From the first line of the data below through the line bearing "ax = fig.add_axes([68", reproduce each line exactly; do not include pictures.

--*--

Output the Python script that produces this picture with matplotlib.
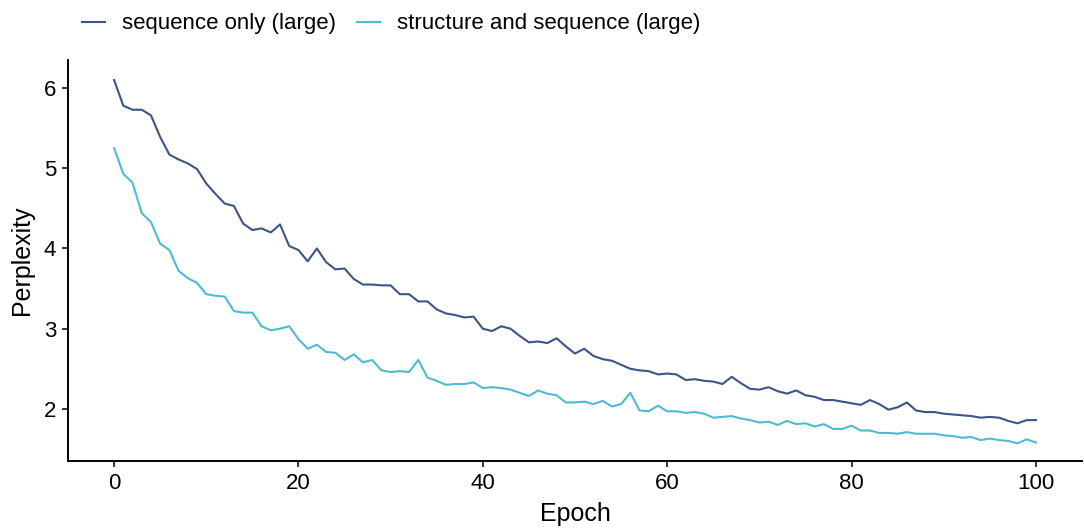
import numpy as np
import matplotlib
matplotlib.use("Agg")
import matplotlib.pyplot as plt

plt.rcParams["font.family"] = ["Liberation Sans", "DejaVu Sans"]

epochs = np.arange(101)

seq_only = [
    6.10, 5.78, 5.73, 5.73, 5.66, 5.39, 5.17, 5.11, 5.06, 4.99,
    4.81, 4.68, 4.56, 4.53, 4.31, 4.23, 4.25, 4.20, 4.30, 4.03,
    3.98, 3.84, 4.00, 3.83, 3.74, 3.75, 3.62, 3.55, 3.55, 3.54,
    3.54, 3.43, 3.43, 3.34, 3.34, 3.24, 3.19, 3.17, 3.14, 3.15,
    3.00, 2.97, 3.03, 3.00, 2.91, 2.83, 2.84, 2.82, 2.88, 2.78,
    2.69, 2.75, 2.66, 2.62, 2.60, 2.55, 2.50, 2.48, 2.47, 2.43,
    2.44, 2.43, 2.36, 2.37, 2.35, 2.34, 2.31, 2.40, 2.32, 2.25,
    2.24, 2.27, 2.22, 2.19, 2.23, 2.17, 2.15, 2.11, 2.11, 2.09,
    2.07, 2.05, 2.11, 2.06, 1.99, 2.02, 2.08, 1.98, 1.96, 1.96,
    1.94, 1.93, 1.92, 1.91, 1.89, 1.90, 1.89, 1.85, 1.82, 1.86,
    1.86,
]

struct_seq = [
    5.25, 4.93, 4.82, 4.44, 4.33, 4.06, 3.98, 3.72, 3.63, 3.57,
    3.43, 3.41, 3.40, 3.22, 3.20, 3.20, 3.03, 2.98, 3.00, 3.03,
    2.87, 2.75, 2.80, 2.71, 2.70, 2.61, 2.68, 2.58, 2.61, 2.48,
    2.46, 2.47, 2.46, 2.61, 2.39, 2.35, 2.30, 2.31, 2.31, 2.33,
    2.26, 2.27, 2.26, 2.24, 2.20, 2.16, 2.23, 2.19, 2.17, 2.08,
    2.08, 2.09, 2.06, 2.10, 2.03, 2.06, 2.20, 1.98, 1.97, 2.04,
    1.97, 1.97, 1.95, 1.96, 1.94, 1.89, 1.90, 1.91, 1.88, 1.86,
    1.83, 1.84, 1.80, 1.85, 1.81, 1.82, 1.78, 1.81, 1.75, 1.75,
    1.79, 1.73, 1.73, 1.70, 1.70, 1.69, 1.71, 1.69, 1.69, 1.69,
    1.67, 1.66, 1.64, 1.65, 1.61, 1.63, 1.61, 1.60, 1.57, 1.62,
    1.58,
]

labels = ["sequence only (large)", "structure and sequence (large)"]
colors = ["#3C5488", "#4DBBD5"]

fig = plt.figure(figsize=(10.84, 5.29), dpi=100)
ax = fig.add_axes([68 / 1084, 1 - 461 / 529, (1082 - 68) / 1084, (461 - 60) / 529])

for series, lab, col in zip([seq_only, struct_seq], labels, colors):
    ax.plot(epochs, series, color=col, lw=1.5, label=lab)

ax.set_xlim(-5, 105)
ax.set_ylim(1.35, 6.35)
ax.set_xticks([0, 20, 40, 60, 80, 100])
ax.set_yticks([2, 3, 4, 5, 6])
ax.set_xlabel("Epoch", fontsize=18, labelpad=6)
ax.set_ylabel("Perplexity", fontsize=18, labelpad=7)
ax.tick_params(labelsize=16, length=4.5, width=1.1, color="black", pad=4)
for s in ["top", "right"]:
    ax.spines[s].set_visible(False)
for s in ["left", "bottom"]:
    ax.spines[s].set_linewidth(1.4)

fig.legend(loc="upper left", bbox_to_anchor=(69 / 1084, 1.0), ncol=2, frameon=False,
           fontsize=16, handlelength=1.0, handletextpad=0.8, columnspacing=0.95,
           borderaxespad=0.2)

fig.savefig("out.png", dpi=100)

--*--

_Result for this task:_
Output the Python script that produces this picture with matplotlib.
import numpy as np
import matplotlib
matplotlib.use("Agg")
import matplotlib.pyplot as plt

plt.rcParams["font.family"] = ["Liberation Sans", "DejaVu Sans"]

epochs = np.arange(101)

seq_only = [
    6.10, 5.78, 5.73, 5.73, 5.66, 5.39, 5.17, 5.11, 5.06, 4.99,
    4.81, 4.68, 4.56, 4.53, 4.31, 4.23, 4.25, 4.20, 4.30, 4.03,
    3.98, 3.84, 4.00, 3.83, 3.74, 3.75, 3.62, 3.55, 3.55, 3.54,
    3.54, 3.43, 3.43, 3.34, 3.34, 3.24, 3.19, 3.17, 3.14, 3.15,
    3.00, 2.97, 3.03, 3.00, 2.91, 2.83, 2.84, 2.82, 2.88, 2.78,
    2.69, 2.75, 2.66, 2.62, 2.60, 2.55, 2.50, 2.48, 2.47, 2.43,
    2.44, 2.43, 2.36, 2.37, 2.35, 2.34, 2.31, 2.40, 2.32, 2.25,
    2.24, 2.27, 2.22, 2.19, 2.23, 2.17, 2.15, 2.11, 2.11, 2.09,
    2.07, 2.05, 2.11, 2.06, 1.99, 2.02, 2.08, 1.98, 1.96, 1.96,
    1.94, 1.93, 1.92, 1.91, 1.89, 1.90, 1.89, 1.85, 1.82, 1.86,
    1.86,
]

struct_seq = [
    5.25, 4.93, 4.82, 4.44, 4.33, 4.06, 3.98, 3.72, 3.63, 3.57,
    3.43, 3.41, 3.40, 3.22, 3.20, 3.20, 3.03, 2.98, 3.00, 3.03,
    2.87, 2.75, 2.80, 2.71, 2.70, 2.61, 2.68, 2.58, 2.61, 2.48,
    2.46, 2.47, 2.46, 2.61, 2.39, 2.35, 2.30, 2.31, 2.31, 2.33,
    2.26, 2.27, 2.26, 2.24, 2.20, 2.16, 2.23, 2.19, 2.17, 2.08,
    2.08, 2.09, 2.06, 2.10, 2.03, 2.06, 2.20, 1.98, 1.97, 2.04,
    1.97, 1.97, 1.95, 1.96, 1.94, 1.89, 1.90, 1.91, 1.88, 1.86,
    1.83, 1.84, 1.80, 1.85, 1.81, 1.82, 1.78, 1.81, 1.75, 1.75,
    1.79, 1.73, 1.73, 1.70, 1.70, 1.69, 1.71, 1.69, 1.69, 1.69,
    1.67, 1.66, 1.64, 1.65, 1.61, 1.63, 1.61, 1.60, 1.57, 1.62,
    1.58,
]

labels = ["sequence only (large)", "structure and sequence (large)"]
colors = ["#3C5488", "#4DBBD5"]

fig = plt.figure(figsize=(10.84, 5.29), dpi=100)
ax = fig.add_axes([68 / 1084, 1 - 461 / 529, (1082 - 68) / 1084, (461 - 60) / 529])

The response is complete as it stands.